[Rows from a dataset of charts and code]
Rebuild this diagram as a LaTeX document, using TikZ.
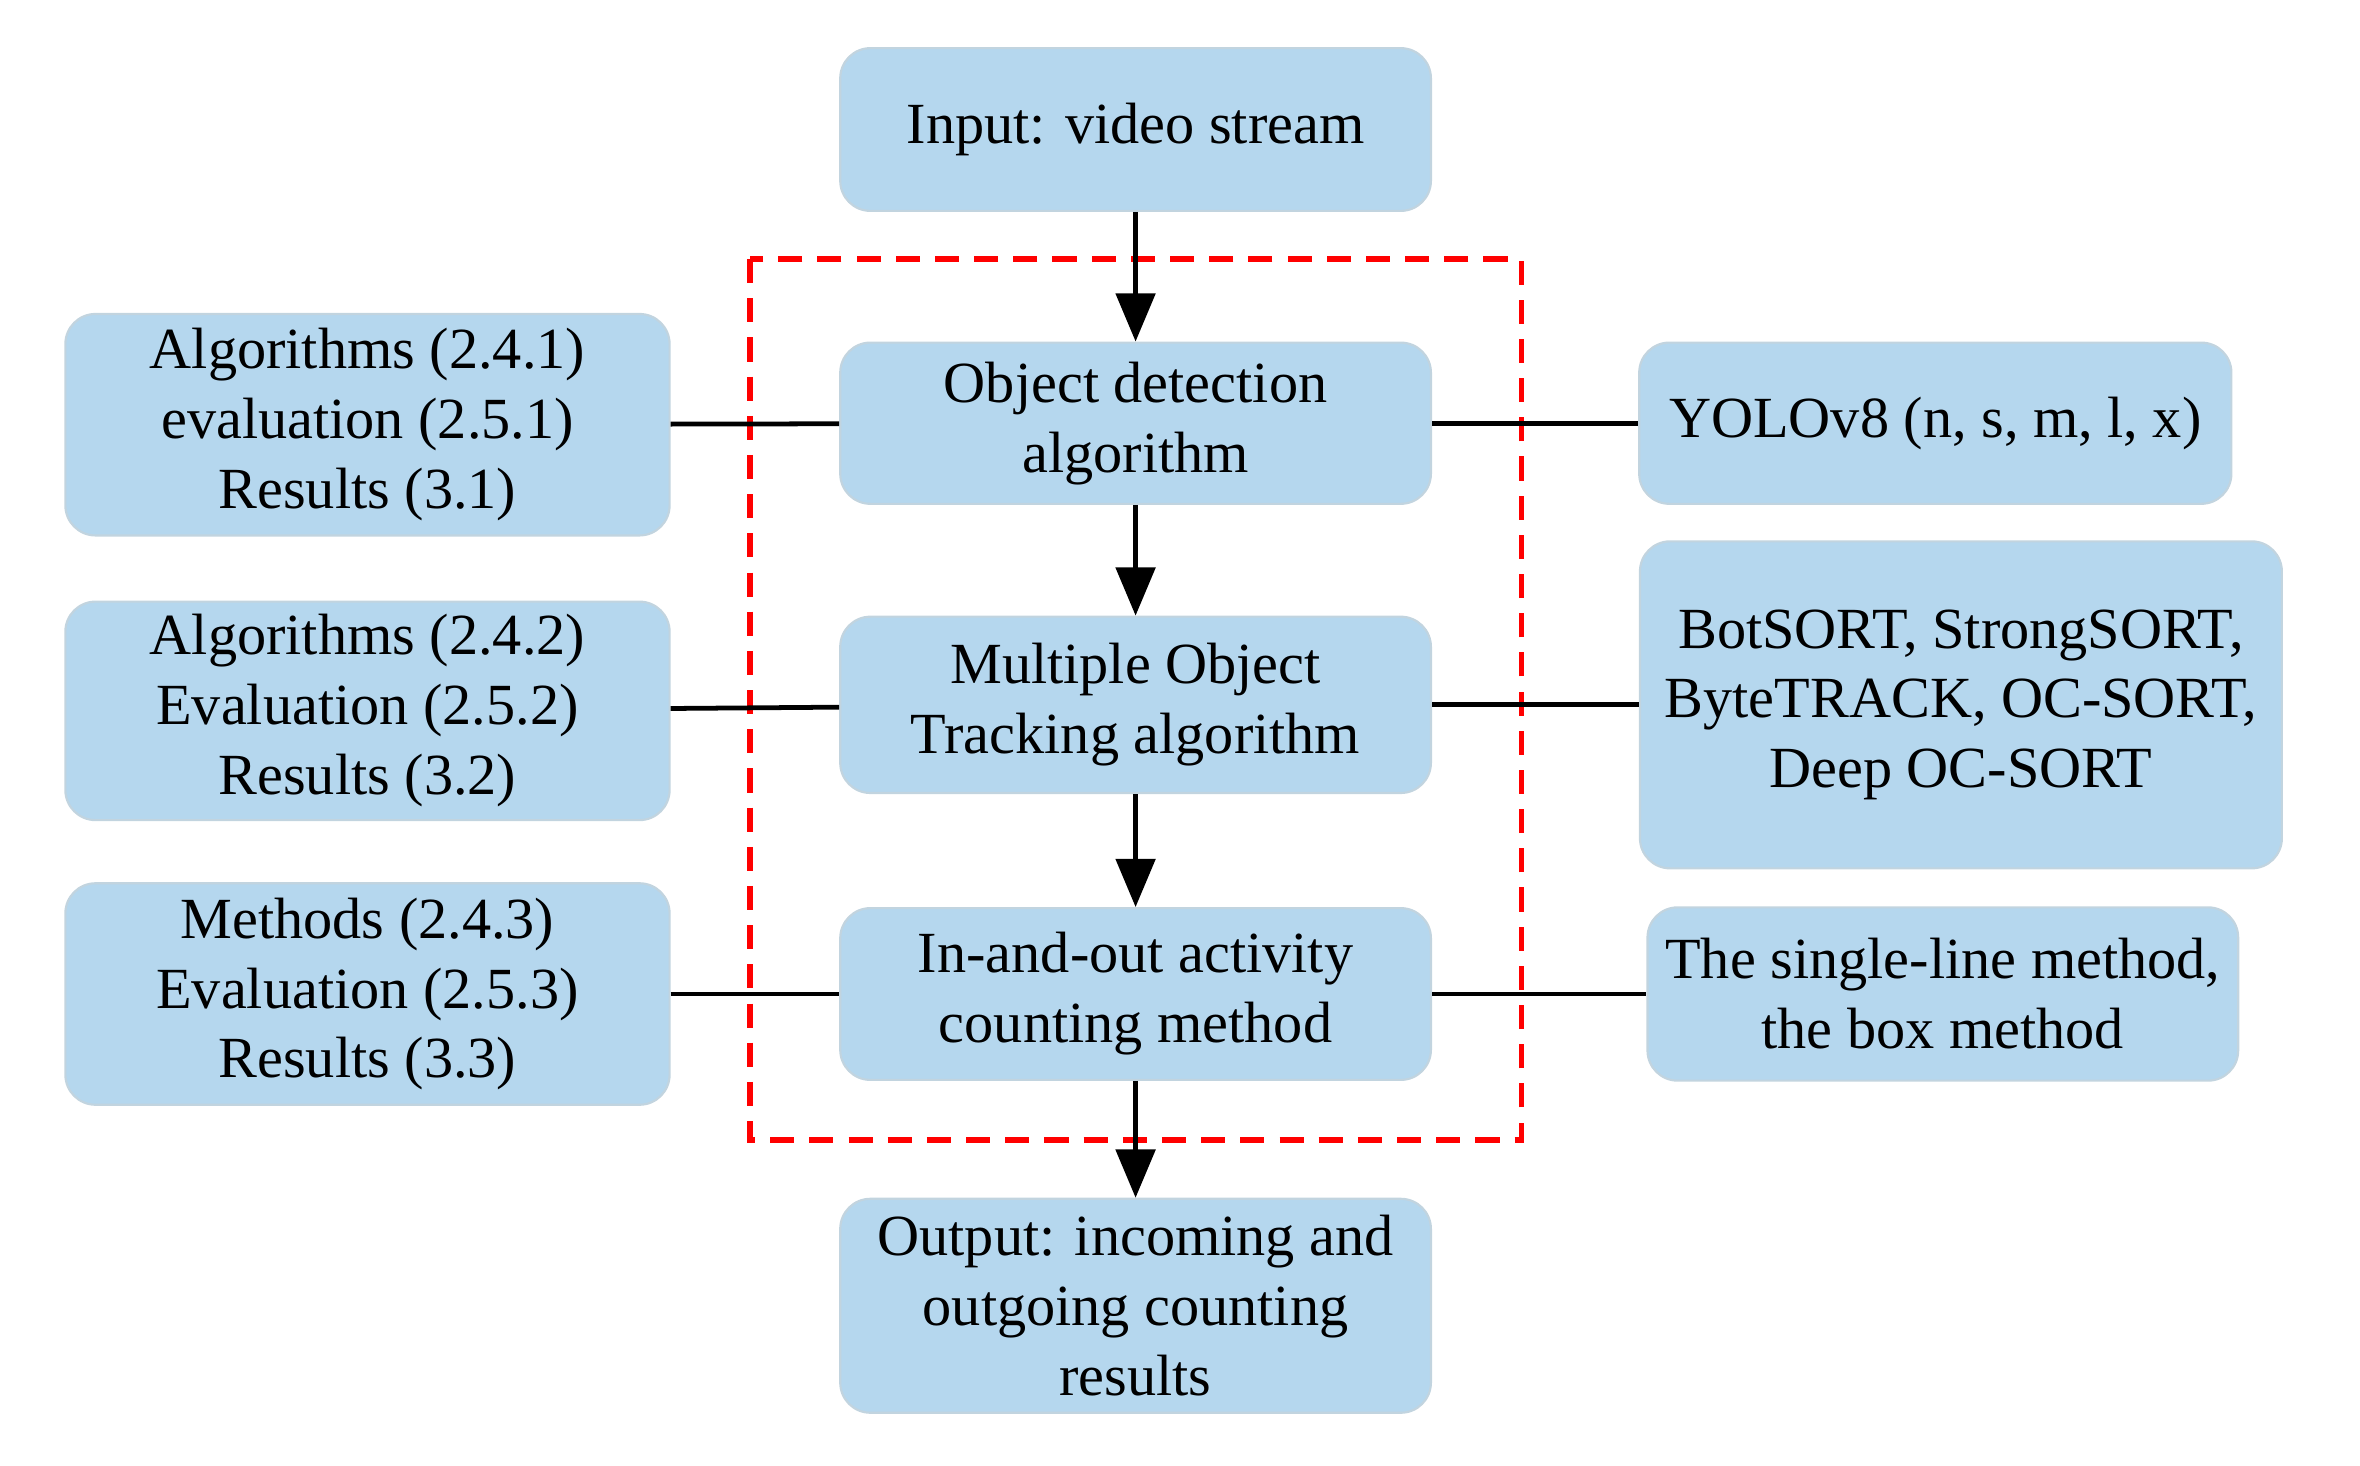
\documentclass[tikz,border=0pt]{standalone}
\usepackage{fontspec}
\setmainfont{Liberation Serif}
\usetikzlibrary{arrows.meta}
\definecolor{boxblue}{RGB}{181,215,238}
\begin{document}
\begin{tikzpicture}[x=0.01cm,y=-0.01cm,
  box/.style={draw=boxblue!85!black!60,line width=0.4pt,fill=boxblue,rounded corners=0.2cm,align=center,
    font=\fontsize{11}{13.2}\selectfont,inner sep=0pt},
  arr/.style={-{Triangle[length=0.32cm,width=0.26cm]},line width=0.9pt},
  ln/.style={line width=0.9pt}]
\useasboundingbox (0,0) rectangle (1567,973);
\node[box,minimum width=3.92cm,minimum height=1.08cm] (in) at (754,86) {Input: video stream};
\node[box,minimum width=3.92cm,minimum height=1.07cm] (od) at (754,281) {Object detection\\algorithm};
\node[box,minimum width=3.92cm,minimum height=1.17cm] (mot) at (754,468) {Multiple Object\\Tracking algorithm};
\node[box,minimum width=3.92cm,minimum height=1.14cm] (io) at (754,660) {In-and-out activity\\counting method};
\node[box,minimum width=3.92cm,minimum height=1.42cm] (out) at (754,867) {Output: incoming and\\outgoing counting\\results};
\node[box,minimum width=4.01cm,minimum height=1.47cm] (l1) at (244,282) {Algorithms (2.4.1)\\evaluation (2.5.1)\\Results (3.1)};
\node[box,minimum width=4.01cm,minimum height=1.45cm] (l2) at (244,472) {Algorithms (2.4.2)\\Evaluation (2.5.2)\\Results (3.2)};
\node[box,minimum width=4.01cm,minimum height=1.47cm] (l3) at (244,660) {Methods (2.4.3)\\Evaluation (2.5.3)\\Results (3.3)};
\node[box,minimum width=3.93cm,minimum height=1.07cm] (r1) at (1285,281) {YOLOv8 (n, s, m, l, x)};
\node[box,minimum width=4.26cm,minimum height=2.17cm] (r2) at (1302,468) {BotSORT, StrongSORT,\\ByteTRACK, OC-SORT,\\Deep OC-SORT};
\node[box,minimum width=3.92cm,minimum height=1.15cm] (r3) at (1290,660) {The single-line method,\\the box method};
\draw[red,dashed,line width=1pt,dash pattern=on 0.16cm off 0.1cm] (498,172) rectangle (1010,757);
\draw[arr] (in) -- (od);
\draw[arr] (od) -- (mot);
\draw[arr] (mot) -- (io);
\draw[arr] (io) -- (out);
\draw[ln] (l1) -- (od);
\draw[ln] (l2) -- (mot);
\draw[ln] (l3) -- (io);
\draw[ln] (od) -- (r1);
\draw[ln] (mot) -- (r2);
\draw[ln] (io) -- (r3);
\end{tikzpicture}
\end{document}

--

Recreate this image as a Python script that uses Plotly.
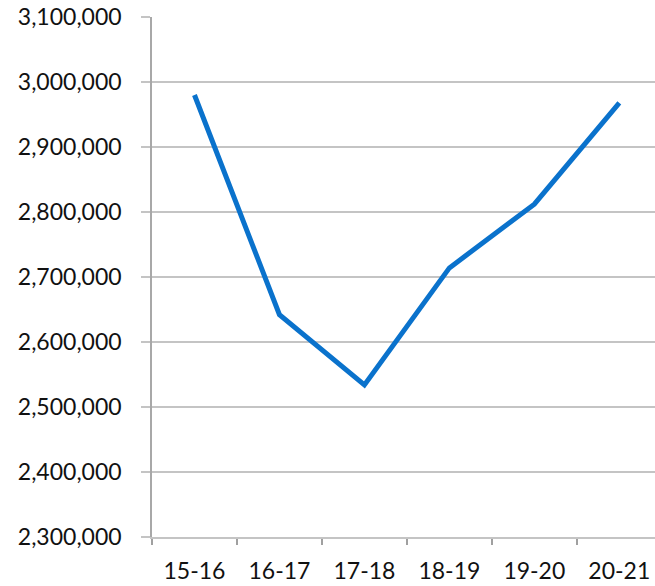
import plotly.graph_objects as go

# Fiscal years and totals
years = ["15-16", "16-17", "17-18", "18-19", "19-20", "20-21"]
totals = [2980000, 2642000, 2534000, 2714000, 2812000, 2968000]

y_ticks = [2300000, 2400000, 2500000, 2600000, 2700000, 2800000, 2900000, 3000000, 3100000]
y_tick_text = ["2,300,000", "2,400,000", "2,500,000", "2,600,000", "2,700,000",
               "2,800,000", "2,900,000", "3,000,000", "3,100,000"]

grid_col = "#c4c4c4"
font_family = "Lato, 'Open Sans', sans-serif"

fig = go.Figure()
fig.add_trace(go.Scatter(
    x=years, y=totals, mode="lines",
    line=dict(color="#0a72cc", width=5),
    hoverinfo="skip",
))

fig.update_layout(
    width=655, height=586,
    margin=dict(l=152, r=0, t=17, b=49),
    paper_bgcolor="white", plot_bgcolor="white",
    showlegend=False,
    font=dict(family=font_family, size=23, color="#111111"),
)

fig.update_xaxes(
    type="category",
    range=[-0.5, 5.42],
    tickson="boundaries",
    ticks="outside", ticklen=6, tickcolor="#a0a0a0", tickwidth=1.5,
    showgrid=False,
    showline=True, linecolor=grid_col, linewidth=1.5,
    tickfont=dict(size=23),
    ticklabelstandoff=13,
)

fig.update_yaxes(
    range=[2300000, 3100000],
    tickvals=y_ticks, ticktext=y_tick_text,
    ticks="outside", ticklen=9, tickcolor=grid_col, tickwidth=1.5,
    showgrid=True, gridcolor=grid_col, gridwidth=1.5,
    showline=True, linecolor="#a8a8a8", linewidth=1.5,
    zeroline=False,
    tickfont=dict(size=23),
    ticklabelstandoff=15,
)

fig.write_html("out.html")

→ Aim of the exercise
Only the lines starting at the line with "Recreate this image" and ending at the line with "totals = [2980000, 2642000, 2534000, 2714000, 2812000, 2968000]" should be printed again, exactly and with both ends kept; omit the pictures.

→ Task answer
Recreate this image as a Python script that uses Plotly.
import plotly.graph_objects as go

# Fiscal years and totals
years = ["15-16", "16-17", "17-18", "18-19", "19-20", "20-21"]
totals = [2980000, 2642000, 2534000, 2714000, 2812000, 2968000]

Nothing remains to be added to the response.